Linear Algebra – Invertibility of Matrix with Zeros on Diagonal and Ones Elsewhere

linear algebramatrices

Hi guys I am working with this and I am trying to prove to myself that n by n matrices of the type zero on the diagonal and 1 everywhere else are invertible.

I ran some cases and looked at the determinant and came to the conclusion that we can easily find the determinant by using the following $\det(A)=(-1)^{n+1}(n-1)$. To prove this I do induction

n=2 we have the $A=\begin{bmatrix}
0 & 1\\
1 & 0
\end{bmatrix}$ $\det(A)=-1$ and my formula gives me the same thing (-1)(2-1)=-1

Now assume if for $n \times n$ and $\det(A)=(-1)^{n+1}(n-1)$

Now to show for a matrix B of size $n+1 \times n+1$. I am not sure I was thinking to take the determinant of the $n \times n$ minors but I am maybe someone can help me. Also is there an easier way to see this is invertible other than the determinant? I am curious.

Best Answer

If you have studied eigenvalues and eigenvectors there is a very easy proof.

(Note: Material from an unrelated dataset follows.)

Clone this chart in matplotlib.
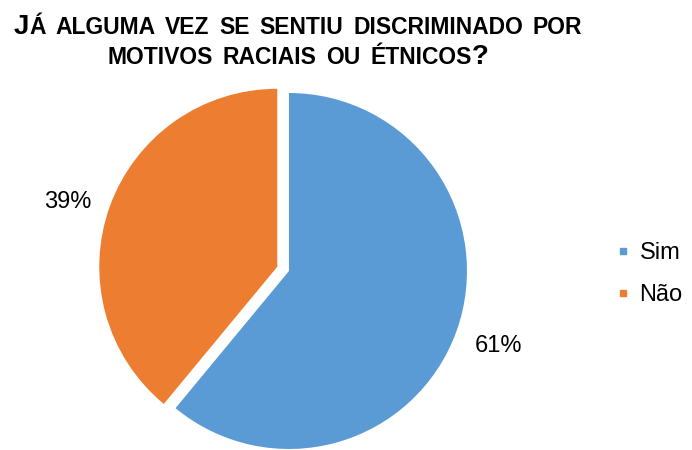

Let $A$ be your $n\times n$ matrix, with $n\ge2$. Then $A+I$ is the matrix consisting entirely of $1$s, which clearly has $n-1$ zero rows after row-reduction. Therefore $A$ has eigenvalue $-1$, repeated (at least) $n-1$ times, and since ${\rm trace}(A)=0$, the other eigenvalue is $n-1$.

Since every eigenvalue of $A$ is non-zero, the determinant of $A$ is non-zero, so $A$ is invertible.